El pensamiento conservador soslaya temas fundamentales
para la elaboración de las políticas públicas. El debate económico debe
incorporar el tema de la calidad de los mercados, los cuales deben ser
regulados y guiados (como lo demuestran los casos de La Polar, Farmacias,
Cencosud, Banco Estado), y en algunas esferas, especialmente en la provisión de
bienes públicos, directamente sustituidos por la acción colectiva gubernamental
y social, lo que en sí no es contradictorio con concebir las políticas de
desarrollo equitativo y sustentable de un modo amigable con la eficiencia
productiva y la estabilidad económica.
El objetivo de
una nueva estrategia de desarrollo debe ser mejorar la calidad de vida general,
el acceso igualitario a ella y resguardar los derechos de las futuras
generaciones, es decir, una visión de una Nueva Economía, capaz de superar el
prisma conservador del reduccionismo neoliberal como representación de la
verdad absoluta e incontrarrestable. Es
indispensable para diseñar políticas públicas y para entender la esfera
económica, reconocer el carácter inseparable de la economía con las dimensiones
social y ambiental.
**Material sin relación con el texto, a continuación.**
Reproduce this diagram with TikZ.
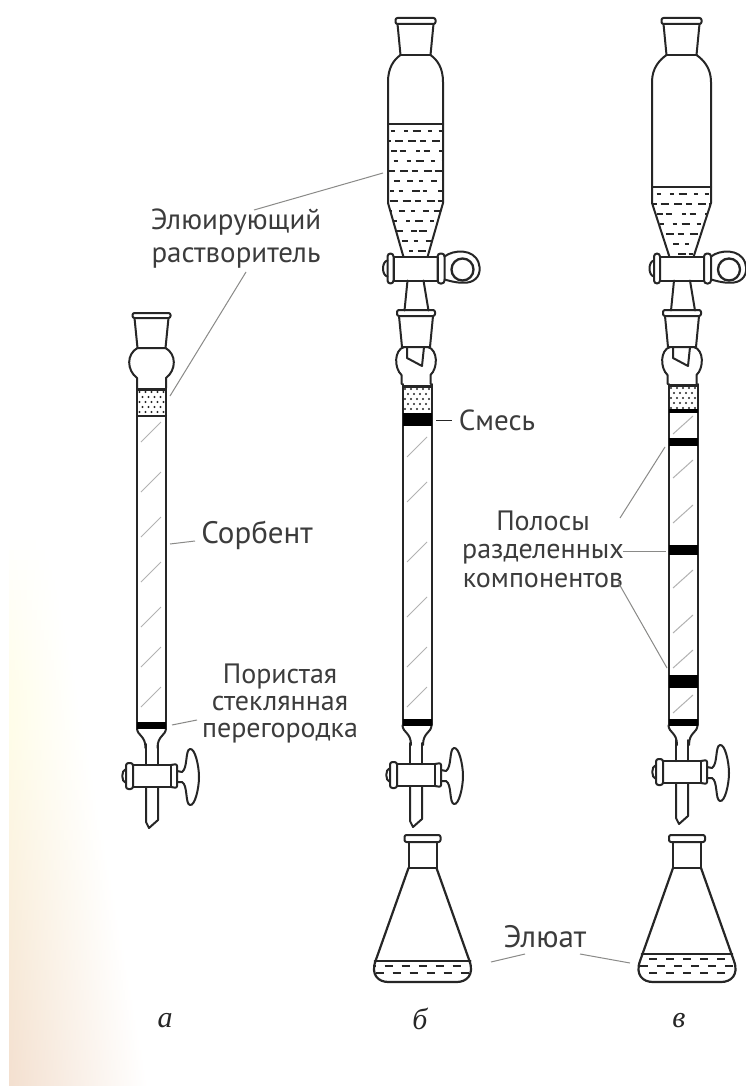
\documentclass[tikz,border=0pt]{standalone}
\usepackage{fontspec}
\setmainfont{PT Sans}
\newfontfamily\serifcyr{Liberation Serif}
\usetikzlibrary{calc}
\definecolor{ink}{HTML}{262626}
\definecolor{lead}{HTML}{8A8A88}
\definecolor{paper}{HTML}{F3DFCF}
\definecolor{cream}{HTML}{FFFDE9}
\tikzset{
 glass/.style={draw=ink,line width=2pt,line join=round,line cap=round},
 thin glass/.style={draw=ink,line width=2pt},
 hatchline/.style={draw=black!30,line width=1pt},
 leader/.style={draw=lead,line width=1pt},
 lbl/.style={font=\fontsize{29}{30}\selectfont,text=ink!90,align=center,inner sep=0pt},
 tag/.style={font=\serifcyr\itshape\fontsize{30}{32}\selectfont,text=ink,inner sep=0pt},
 band/.style={fill=black,draw=none},
 ldash/.style={draw=ink,line width=2pt},
 fdash/.style={draw=ink,line width=1.8pt},
 sand/.style={fill=ink,draw=none}
}
% lower stopcock: #1 cx, #2 cy
\newcommand\lowercock[2]{\begin{scope}[shift={(#1,#2)}]
 \draw[glass] (-6,-32) -- (-6,-11) (6,-32) -- (6,-11);
 \draw[glass] (-6,11) -- (-6,46) -- (-3,52) -- (6,44) -- (6,11);
 \draw[glass] (-19,-11) rectangle (19,11);
 \draw[glass,rounded corners=2.5pt] (-26,-13) rectangle (-19,13);
 \draw[glass] (-26,-7) .. controls (-31,-6) and (-31,6) .. (-26,7);
 \draw[glass,rounded corners=2pt] (19,-11) -- (25,-12) -- (25,12) -- (19,11);
 \draw[glass] (25,-5) -- (30,-4) .. controls (36,-8) and (33,-26) .. (38,-27)
   .. controls (43,-28) and (47,-10) .. (47,1)
   .. controls (47,12) and (43,30) .. (38,29)
   .. controls (33,28) and (36,9) .. (30,6) -- (25,6);
\end{scope}}
% upper stopcock with ring: #1 cx, #2 cy
\newcommand\uppercock[2]{\begin{scope}[shift={(#1,#2)}]
 \draw[glass] (-8,12) -- (-11,42) (8,12) -- (13,42);
 \draw[glass] (-22,-12) rectangle (22,12);
 \draw[glass,rounded corners=3pt] (-28,-15) rectangle (-22,15);
 \draw[glass] (-28,-8) .. controls (-34,-7) and (-34,7) .. (-28,8);
 \draw[glass,rounded corners=3pt] (22,-15) rectangle (29,15);
 \draw[glass] (29,-12) .. controls (38,-19) and (58,-20) .. (63,-6)
   .. controls (67,6) and (60,13) .. (52,14) .. controls (44,15) and (36,13) .. (29,11);
 \draw[thin glass,line width=2.3pt] (47,1) circle (11);
\end{scope}}
% funnel: #1 cx, #2 half width, #3 liquid level
\newcommand\funnel[3]{\begin{scope}[shift={(#1,0)}]
 \begin{scope}
 \clip (-#2,#3) -- (-#2,203) -- (-12,257) -- (12,257) -- (#2,203) -- (#2,#3) -- cycle;
 \foreach \r [count=\i] in {0,...,14}{
   \pgfmathsetmacro\yy{#3+7+\r*10}
   \foreach \k in {-3,...,3}{
     \pgfmathsetmacro\xx{\k*12+mod(\i*5,11)-5+mod(\k*\k+\i,4)*1.2}
     \pgfmathsetmacro\ll{2+mod(\k*\k+2*\i,3)*1}
     \draw[fdash] (\xx-\ll,\yy) -- (\xx+\ll,\yy);
   }}
 \end{scope}
 \draw[glass] (-18,24) -- (-15,55) (18,24) -- (15,55);
 \draw[glass,rounded corners=2pt] (-20,18) rectangle (20,24);
 \draw[glass] (-15,55) -- (15,55);
 \draw[glass] (-15,55) .. controls (-22,60) and (-#2,68) .. (-#2,82) -- (-#2,203) -- (-12,257);
 \draw[glass] (15,55) .. controls (22,60) and (#2,68) .. (#2,82) -- (#2,203) -- (12,257);
 \draw[glass] (-#2,#3) -- (#2,#3);
\end{scope}}
% joint with bulb: #1 cx, #2 half tube
\newcommand\joint[2]{\begin{scope}[shift={(#1,0)}]
 \draw[glass,rounded corners=2pt] (-19,310) rectangle (19,316);
 \draw[glass] (-17,316) -- (-14,347) (17,316) -- (14,347) (-14,347) -- (14,347);
 \draw[glass] (-12,347) .. controls (-22,350) and (-22,368) .. (-#2,375) -- (-#2,384);
 \draw[glass] (12,347) .. controls (22,350) and (22,368) .. (#2,375) -- (#2,384);
 \draw[glass] (-9,347) -- (-9,358) -- (6,366) -- (8,347);
\end{scope}}
% tube: #1 cx, #2 half, #3 top, #4 bottom of tube; taper to stem
\newcommand\tube[4]{\begin{scope}[shift={(#1,0)}]
 \draw[glass] (-#2,#3) -- (-#2,#4) (#2,#3) -- (#2,#4);
 \draw[glass] (-#2,#4) .. controls (-#2,#4+8) and (-6,#4+7) .. (-6,#4+20);
 \draw[glass] (#2,#4) .. controls (#2,#4+8) and (6,#4+7) .. (6,#4+20);
\end{scope}}
% sand: #1 cx, #2 half, #3 top, #4 bottom
\newcommand\sandlayer[4]{\begin{scope}[shift={(#1,0)}]
 \clip (-#2,#3) rectangle (#2,#4);
 \foreach \r in {0,...,5}{\foreach \k in {-3,...,3}{
   \fill[sand] ({\k*6+mod(\r,2)*3},{#3+3+\r*5}) circle (1.2);}}
\end{scope}
\begin{scope}[shift={(#1,0)}]
 \draw[line width=3pt,draw=ink] (-#2,#3) -- (#2,#3);
\end{scope}}
% flask: #1 cx, #2 half, #3 liquid level
\newcommand\flask[3]{\begin{scope}[shift={(#1,0)}]
 \pgfmathsetmacro\hw{#2-2-(961-#3)*(#2-14)/93}
 \begin{scope}
 \clip (-\hw,#3) -- ({-#2+3},961)
   .. controls ({-#2-2},975) and ({-#2+6},982) .. ({-#2+16},982) -- ({#2-16},982)
   .. controls ({#2-6},982) and ({#2+2},975) .. ({#2-3},961) -- (\hw,#3) -- cycle;
 \foreach \r in {0,1,2,3}{
   \pgfmathsetmacro\yy{#3+5+\r*7}
   \ifdim\yy pt<980pt
   \foreach \k in {-5,...,5}{
     \pgfmathsetmacro\xx{\k*17+mod(\r,2)*8}
     \draw[ldash] (\xx-4,\yy) -- (\xx+4,\yy);
   }\fi}
 \end{scope}
 \draw[glass,rounded corners=2pt] (-18,835) rectangle (18,842);
 \draw[glass] (-14,842) -- (-14,868) (14,842) -- (14,868) (-14,868) -- (14,868);
 \draw[glass,line width=2.2pt] (-14,868) -- ({-#2+3},961)
   .. controls ({-#2-2},975) and ({-#2+6},982) .. ({-#2+16},982) -- ({#2-16},982)
   .. controls ({#2-6},982) and ({#2+2},975) .. ({#2-3},961) -- (14,868);
 \draw[glass] (-\hw,#3) -- (\hw,#3);
\end{scope}}
\begin{document}
\begin{tikzpicture}[x=1pt,y=-1pt]
\useasboundingbox (0,0) rectangle (745,1086);
\fill[white] (0,0) rectangle (745,1086);
\foreach \y in {530,540,...,1080}{
  \pgfmathsetmacro\t{(\y-530)/556}
  \pgfmathsetmacro\p{min(100,max(0,(\t-.35)*155))}
  \pgfmathsetmacro\w{40+\t*100}
  \pgfmathsetmacro\r{min(100,\t*350)}
  \colorlet{leftedge}{paper!\p!cream}
  \colorlet{leftedge}{leftedge!\r!white}
  \shade[left color=leftedge,right color=white,draw=none] (9,\y) rectangle (9+\w,\y+10.5);
}

%%% column a
\begin{scope}[shift={(151.5,0)}]
 \draw[glass,rounded corners=2pt] (-19,313) rectangle (19,318);
 \draw[glass] (-17,318) -- (-14,348) (17,318) -- (14,348) (-14,348) -- (14,348);
 \draw[glass] (-14,348) .. controls (-25,354) and (-25,370) .. (-14.5,378) -- (-14.5,388);
 \draw[glass] (14,348) .. controls (25,354) and (25,370) .. (14.5,378) -- (14.5,388);
\end{scope}
\sandlayer{151.5}{14.5}{389}{416}
\draw[glass] (137,416) -- (166,416);
\tube{151.5}{14.5}{388}{728}
\foreach \y in {440,490,535,580,625,665,705}
  \draw[hatchline] (141,\y+2) -- (161,\y-18);
\fill[band] (137,722) rectangle (166,729);
\lowercock{152}{776}

%%% column b
\funnel{415.5}{27.5}{124}
\uppercock{415.5}{268.5}
\joint{416}{14.5}
\sandlayer{417}{14.5}{386}{413}
\tube{417}{14.5}{384}{725}
\fill[band] (402.5,413) rectangle (431.5,426);
\foreach \y in {455,500,560,615,665,705}
  \draw[hatchline] (407,\y+2) -- (427,\y-18);
\fill[band] (402.5,719) rectangle (431.5,726);
\lowercock{416}{775}
\flask{422.5}{50}{961}

%%% column c
\funnel{681.5}{29.5}{187}
\uppercock{682}{268.5}
\joint{682}{14.5}
\sandlayer{683}{14.5}{385}{410}
\tube{683}{14.5}{384}{725}
\fill[band] (668.5,409) rectangle (697.5,413);
\fill[band] (668.5,438) rectangle (697.5,446);
\fill[band] (668.5,545) rectangle (697.5,555);
\fill[band] (668.5,675) rectangle (697.5,688);
\fill[band] (668.5,719) rectangle (697.5,726);
\foreach \y in {436,480,525,590,635,670,715}
  \draw[hatchline] (673,\y-2) -- (693,\y-20);
\lowercock{682}{772}
\flask{687}{50}{954}

%%% labels
\node[lbl,font=\fontsize{29}{33}\selectfont] (elut) at (236,239) {Элюирующий\\растворитель};
\coordinate (elutA) at (254,210);
\coordinate (elutB) at (383,173);
\coordinate (elutC) at (246,272);
\coordinate (elutD) at (170,396);
\draw[leader] (elutA) -- (elutB);
\draw[leader] (elutC) -- (elutD);

\node[lbl] (mix) at (497,420) {Смесь};
\coordinate (mixA) at (436,420);
\coordinate (mixB) at (452,420);
\draw[leader,draw=ink] (mixA) -- (mixB);

\node[lbl,font=\fontsize{31}{32}\selectfont] (sorb) at (257,535) {Сорбент};
\coordinate (sorbA) at (170,544);
\coordinate (sorbB) at (195,541);
\draw[leader] (sorbA) -- (sorbB);

\node[lbl,font=\fontsize{28}{27}\selectfont] (frit) at (280,703) {Пористая\\стеклянная\\перегородка};
\coordinate (fritA) at (172,725);
\coordinate (fritB) at (197,720);
\draw[leader] (fritA) -- (fritB);

\node[lbl,font=\fontsize{28}{28.5}\selectfont] (bands) at (543,549) {Полосы\\разделенных\\компонентов};
\coordinate (bA) at (620,518);
\coordinate (bB) at (665,447);
\coordinate (bC) at (623,551);
\coordinate (bD) at (666,551);
\coordinate (bE) at (618,582);
\coordinate (bF) at (667,668);
\draw[leader] (bA) -- (bB);
\draw[leader] (bC) -- (bD);
\draw[leader] (bE) -- (bF);

\node[lbl,font=\fontsize{31}{32}\selectfont] (elu) at (545,937) {Элюат};
\coordinate (eA) at (491,962);
\coordinate (eB) at (525,954);
\coordinate (eC) at (580,954);
\coordinate (eD) at (630,963);
\draw[leader] (eA) -- (eB);
\draw[leader] (eC) -- (eD);

\node[tag] (ta) at (165,1021) {а};
\node[tag] (tb) at (420,1019) {б};
\node[tag] (tc) at (679,1021) {в};
\end{tikzpicture}
\end{document}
Tampoco es posible avanzar si se aplican estrategias que
arrasan a su paso con el bienestar de generaciones futuras destruyendo el medio
ambiente y descartando tomar acciones frente al cambio climático global.
En el Chile de
hoy parece más que nunca necesario cambiar el eje de acción pública desde un
contexto financista-consumista a uno desarrollista-productivista en el que el
Estado sea un gran articulador del bien común. Así, con los temas planteados
por los movimientos sociales, se han empezado a tambalear en el debate
público los dogmatismos conservadores
reconociéndose nuevos temas como el desequilibrio en la relación entre trabajo
y capital y entre los mercados financieros y la actividad productiva; entre las
empresas oferentes de servicios y los consumidores; entre pequeños y grandes
empresarios; entre los bienes públicos y los de mercado (el lucro mediante).
El debate
postergado por el conservadurismo es que el Estado puede y debe, no solo
reparar fallas de mercado, sino también orientar y crear mercados, invertir
activamente en nuevas tecnologías y sectores, influir en el crecimiento
económico y hacerlo más amplio e inclusivo, estimular las inversiones de alto
riesgo (como las que deben hacerse para asegurar una transición hacia energías
renovables en las que Chile tiene un potencial privilegiado), permitir una
inserción activa antes que pasiva en la economía mundial, inducir
diversificaciones productivas y promover sectores generadores de empleo y de
equilibrios territoriales.
¿Quien, sino el
estado, puede inducir la tarea insustituible de redistribuir ingresos
incrementando los de los más pobres con la concurrencia de una carga tributaria
proporcionalmente más alta de los grupos de mayores ingresos? ¿Puede aceptarse
que, según un estudio de la Universidad de Chile, el 1% de la población acapara
el 30% de los ingresos? Al mismo tiempo, los gobiernos deben velar por los
derechos ciudadanos organizando sistemas públicos de seguridad social en salud,
pensiones y desempleo para garantizar coberturas universales. Las empresas
privadas proveedoras de servicios sociales no han pasado la prueba de la
eficiencia.
Tampoco la
política y la economía pueden separarse.
El pensamiento económico debe ser inherentemente contextual y sistémico,
institucional y político, para estar al servicio de la elaboración de opciones,
con la identificación de sus costos y beneficios, que la sociedad resuelva
democráticamente. De poco sirve aferrarse
a doctrinas económicas rígidas y dogmáticas, por el contrario, lo pertinente es
la permanente observación de los hechos y el examen riguroso de la variedad de
trayectorias exitosas y fracasadas en el mundo contemporáneo.